Press “Save” - your system is stored. Then open “Secrets” tab and add following items to Sesam vault:

Now your system will be able to use them without exposing as plain text to everyone including yourself.

We have now a data sink system ready to receive data, and next step is to send some data to it. Open “Pipes” menu and create new pipe using following pipe definition:

{
  "_id": "azure-sb-sink-pipe",
  "type": "pipe",
  "source": {
    "type": "embedded",
    "entities": [{
      "_id": "1",
      "value": "foo"
    }, {
      "_id": "2",
      "value": "bar"
    }]
  },
  "sink": {
    "type": "json",
    "system": "azure-sb-sink",
    "url": "my_queue"
  },
  "pump": {
    "schedule_interval": 60
  }
}

We will use embedded data set with 2 simple entities.
That’s all!
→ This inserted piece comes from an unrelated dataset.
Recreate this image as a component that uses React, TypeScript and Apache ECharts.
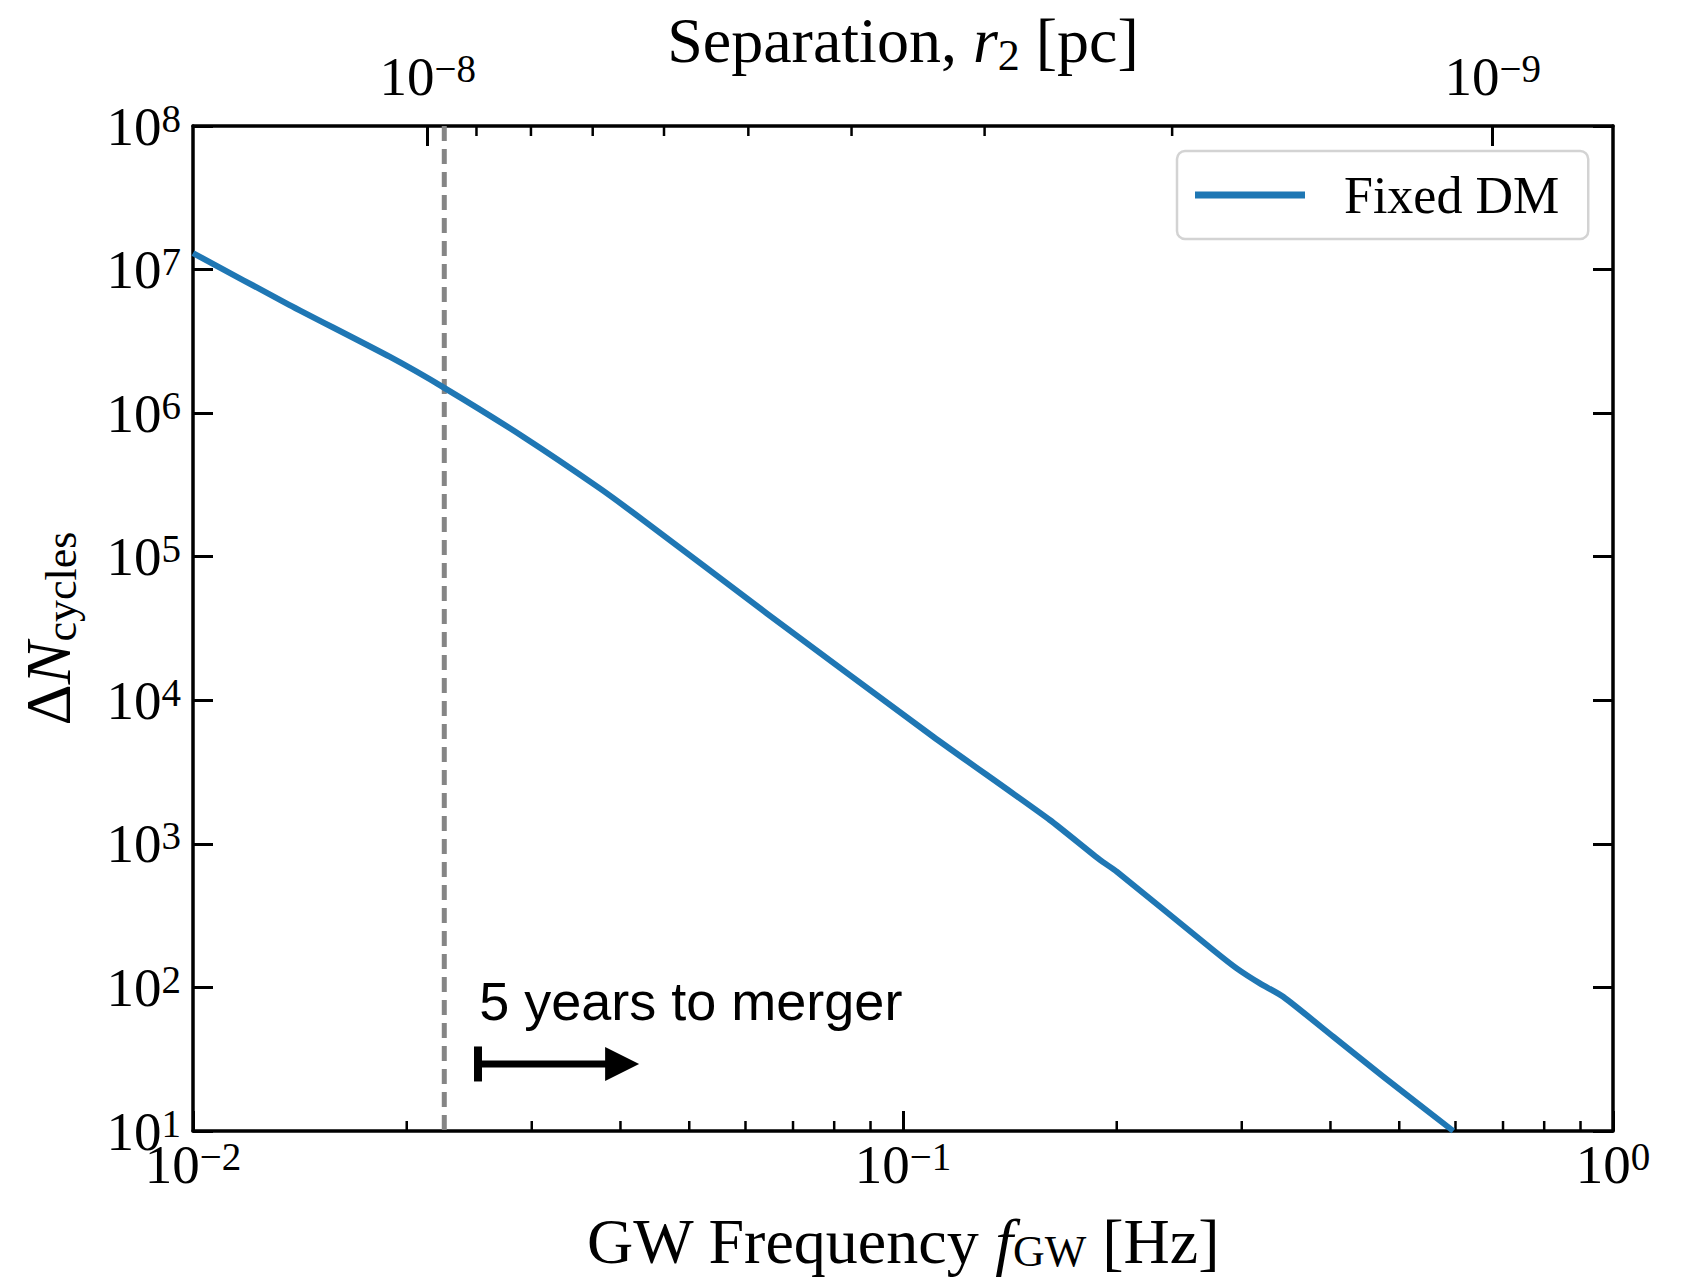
import React, { useEffect, useRef } from "react";
import * as echarts from "echarts";

// Dephasing cycles accumulated vs. gravitational-wave frequency (fixed dark-matter halo)
const FREQ_HZ = [
  0.01, 0.01368, 0.01892, 0.02265, 0.02917, 0.03741, 0.04305, 0.06427, 0.1103,
  0.161, 0.1894, 0.2, 0.2734, 0.2951, 0.3182, 0.3432, 0.4036, 0.4747, 0.5957,
];
const DELTA_N_CYCLES = [
  1.303e7, 5.662e6, 2.472e6, 1.489e6, 6.855e5, 2.992e5, 1.799e5, 4.036e4, 5572,
  1466, 772.7, 641.2, 182.4, 135.8, 106.7, 86.1, 45.4, 23.9, 10.0,
];
const SERIES_NAME = "Fixed DM";

// Axis ranges
const FREQ_MIN = 0.01;
const FREQ_MAX = 1;
const CYCLES_MIN = 10;
const CYCLES_MAX = 1e8;

// Minor ticks of the log axes
const FREQ_MINOR_TICKS = [
  0.02, 0.03, 0.04, 0.05, 0.06, 0.07, 0.08, 0.09,
  0.2, 0.3, 0.4, 0.5, 0.6, 0.7, 0.8, 0.9,
];
const SEP_MINOR_TICKS = [2e-9, 3e-9, 4e-9, 5e-9, 6e-9, 7e-9, 8e-9, 9e-9];

// Separation of the binary for a given GW frequency: r2 ∝ f^(-2/3)
const SEP_REF_PC = 1e-8;
const FREQ_AT_SEP_REF = 0.02141;
const sepAt = (f: number) => SEP_REF_PC * Math.pow(f / FREQ_AT_SEP_REF, -2 / 3);

// Frequency five years before merger, and the annotation around it
const FIVE_YEAR_FREQ = 0.02259;
const ARROW_FREQ_START = 0.0252;
const ARROW_FREQ_END = 0.0425;
const ARROW_CYCLES = 29.3;
const NOTE_FREQ = 0.0253;
const NOTE_CYCLES = 80;
const NOTE_TEXT = "5 years to merger";

const SERIF = '"Liberation Serif", "Times New Roman", serif';
const SANS = '"Liberation Sans", Arial, Helvetica, sans-serif';
const BLUE = "#1f77b4";

const tickRich = {
  b: { fontFamily: SERIF, fontSize: 55, lineHeight: 55, padding: [10, 0, 0, 0], verticalAlign: "bottom", color: "#000" },
  s: { fontFamily: SERIF, fontSize: 39, lineHeight: 39, verticalAlign: "top", color: "#000" },
};

const powerLabel = (v: number) => {
  const e = Math.round(Math.log10(v));
  return `{b|10}{s|${e < 0 ? "\u2212" + -e : e}}`;
};

const nameRich = (subPad: number) => ({
  t: { fontFamily: SERIF, fontSize: 64, lineHeight: 64, verticalAlign: "top", color: "#000" },
  i: { fontFamily: SERIF, fontSize: 64, lineHeight: 64, verticalAlign: "top", fontStyle: "italic", color: "#000" },
  sub: { fontFamily: SERIF, fontSize: 44, lineHeight: 44, padding: [subPad, 0, 0, 0], verticalAlign: "top", color: "#000" },
});

const axisLine = { show: true, onZero: false, lineStyle: { color: "#000", width: 3.5 } };
const majorTick = { show: true, inside: true, length: 20, lineStyle: { color: "#000", width: 3 } };

const minorTickItem = (len: number, down: boolean) => (params: any, api: any) => {
  const p = api.coord([api.value(0), api.value(1)]);
  return {
    type: "line",
    shape: { x1: p[0], y1: p[1], x2: p[0], y2: down ? p[1] + len : p[1] - len },
    style: { stroke: "#000", lineWidth: 2.5 },
  };
};

export default function App() {
  const ref = useRef<HTMLDivElement>(null);

  useEffect(() => {
    document.body.style.margin = "0";
    const chart = echarts.init(ref.current!, undefined, { renderer: "svg" });

    const option: any = {
      animation: false,
      backgroundColor: "#fff",
      grid: { left: 193, right: 71, top: 126, bottom: 146, containLabel: false, outerBoundsMode: "none" },
      legend: {
        data: [{ name: SERIES_NAME, icon: "rect" }],
        left: 1177,
        top: 151,
        orient: "vertical",
        padding: [18, 29, 18, 18],
        itemWidth: 110,
        itemHeight: 7,
        backgroundColor: "rgba(255,255,255,0.8)",
        borderColor: "#d3d3d3",
        borderWidth: 2.5,
        borderRadius: 8,
        itemStyle: { color: BLUE, borderWidth: 0 },
        textStyle: { fontFamily: SERIF, fontSize: 52, lineHeight: 52, color: "#000", padding: [0, 0, 0, 34] },
      },
      xAxis: [
        {
          type: "log",
          logBase: 10,
          min: FREQ_MIN,
          max: FREQ_MAX,
          position: "bottom",
          axisLine,
          axisTick: majorTick,
          splitLine: { show: false },
          axisLabel: { margin: 6, formatter: powerLabel, rich: tickRich },
          name: "{t|GW Frequency }{i|f}{sub|GW}{t| [Hz]}",
          nameLocation: "middle",
          nameGap: 78,
          nameMoveOverlap: false,
          nameTextStyle: { rich: nameRich(20) },
        },
        {
          type: "log",
          logBase: 10,
          min: sepAt(FREQ_MAX),
          max: sepAt(FREQ_MIN),
          inverse: true,
          position: "top",
          axisLine,
          axisTick: majorTick,
          splitLine: { show: false },
          axisLabel: {
            margin: 22,
            showMinLabel: false,
            showMaxLabel: false,
            formatter: powerLabel,
            rich: tickRich,
          },
          name: "{t|Separation, }{i|r}{sub|2}{t| [pc]}",
          nameLocation: "middle",
          nameGap: 54,
          nameMoveOverlap: false,
          nameTextStyle: { rich: nameRich(25) },
        },
      ],
      yAxis: [
        {
          type: "log",
          logBase: 10,
          min: CYCLES_MIN,
          max: CYCLES_MAX,
          position: "left",
          axisLine,
          axisTick: majorTick,
          splitLine: { show: false },
          axisLabel: { margin: 12, formatter: powerLabel, rich: tickRich },
          name: "{t|\u0394}{i|N}{sub|cycles}",
          nameLocation: "middle",
          nameGap: 113,
          nameMoveOverlap: false,
          nameTextStyle: { rich: nameRich(23) },
        },
        {
          type: "log",
          logBase: 10,
          min: CYCLES_MIN,
          max: CYCLES_MAX,
          position: "right",
          axisLine,
          axisTick: majorTick,
          splitLine: { show: false },
          axisLabel: { show: false },
        },
      ],
      series: [
        {
          // vertical dashed marker: five years before merger
          type: "custom",
          xAxisIndex: 0,
          yAxisIndex: 0,
          silent: true,
          z: 1,
          data: [[FIVE_YEAR_FREQ, CYCLES_MIN, CYCLES_MAX]],
          encode: { x: 0, y: [1, 2] },
          renderItem: (params: any, api: any) => {
            const lo = api.coord([api.value(0), api.value(1)]);
            const hi = api.coord([api.value(0), api.value(2)]);
            return {
              type: "line",
              shape: { x1: lo[0], y1: hi[1], x2: lo[0], y2: lo[1] },
              style: { stroke: "#858585", lineWidth: 5, lineDash: [15, 8] },
            };
          },
        },
        {
          name: SERIES_NAME,
          type: "line",
          xAxisIndex: 0,
          yAxisIndex: 0,
          data: FREQ_HZ.map((f, i) => [f, DELTA_N_CYCLES[i]]),
          symbol: "none",
          showSymbol: false,
          smooth: 0.2,
          clip: true,
          z: 3,
          lineStyle: { color: BLUE, width: 6, cap: "butt", join: "round" },
          itemStyle: { color: BLUE },
        },
        {
          type: "custom",
          xAxisIndex: 0,
          yAxisIndex: 0,
          silent: true,
          data: FREQ_MINOR_TICKS.map((f) => [f, CYCLES_MIN]),
          encode: { x: 0, y: 1 },
          renderItem: minorTickItem(10, false),
        },
        {
          type: "custom",
          xAxisIndex: 1,
          yAxisIndex: 0,
          silent: true,
          data: SEP_MINOR_TICKS.map((r) => [r, CYCLES_MAX]),
          encode: { x: 0, y: 1 },
          renderItem: minorTickItem(10, true),
        },
        {
          type: "custom",
          xAxisIndex: 0,
          yAxisIndex: 0,
          silent: true,
          data: [[ARROW_FREQ_START, ARROW_FREQ_END, ARROW_CYCLES, NOTE_FREQ, NOTE_CYCLES]],
          encode: { x: [0, 1, 3], y: [2, 4] },
          renderItem: (params: any, api: any) => {
            const a = api.coord([api.value(0), api.value(2)]);
            const b = api.coord([api.value(1), api.value(2)]);
            const t = api.coord([api.value(3), api.value(4)]);
            const headLen = 34;
            const headHalf = 17;
            return {
              type: "group",
              children: [
                { type: "rect", shape: { x: a[0] - 4, y: a[1] - 17.5, width: 8, height: 35 }, style: { fill: "#000" } },
                {
                  type: "rect",
                  shape: { x: a[0], y: a[1] - 3.5, width: b[0] - headLen - a[0] + 1, height: 7 },
                  style: { fill: "#000" },
                },
                {
                  type: "polygon",
                  shape: { points: [[b[0] - headLen, a[1] - headHalf], [b[0], a[1]], [b[0] - headLen, a[1] + headHalf]] },
                  style: { fill: "#000" },
                },
                {
                  type: "text",
                  x: t[0],
                  y: t[1],
                  style: {
                    text: NOTE_TEXT,
                    fontFamily: SANS,
                    fontSize: 54,
                    fill: "#000",
                    align: "left",
                    verticalAlign: "middle",
                  },
                },
              ],
            };
          },
        },
      ],
    };

    chart.setOption(option);
    return () => chart.dispose();
  }, []);

  return (
    <div
      ref={ref}
      style={{ position: "absolute", left: 0, top: 0, width: 1684, height: 1277, background: "#fff" }}
    />
  );
}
Now this pipe will send its embedded data to Azure Service Bus every 60 seconds.
In this post we described how to extend functionality of Sesam integration platform by adding a custom data sink connector with about 50 lines of code. We have achieved this by

  1. implementing the connector microservice to post data Azure Service Bus, and making it available in DockerHub
  2. adding a system in Sesam - which pulls the connecter image
  3. adding a pipe to send data - which simply sends data

In the same manner as a data sink service new data sources or data transformation services may be added. All of them could run on Sesam node using Docker, or be deployed somewhere else. Sesam supports basic and digest authentication schemas for such purposes. All communication with Sesam extensions is carried out via HTTP, and all data is transferred in JSON format.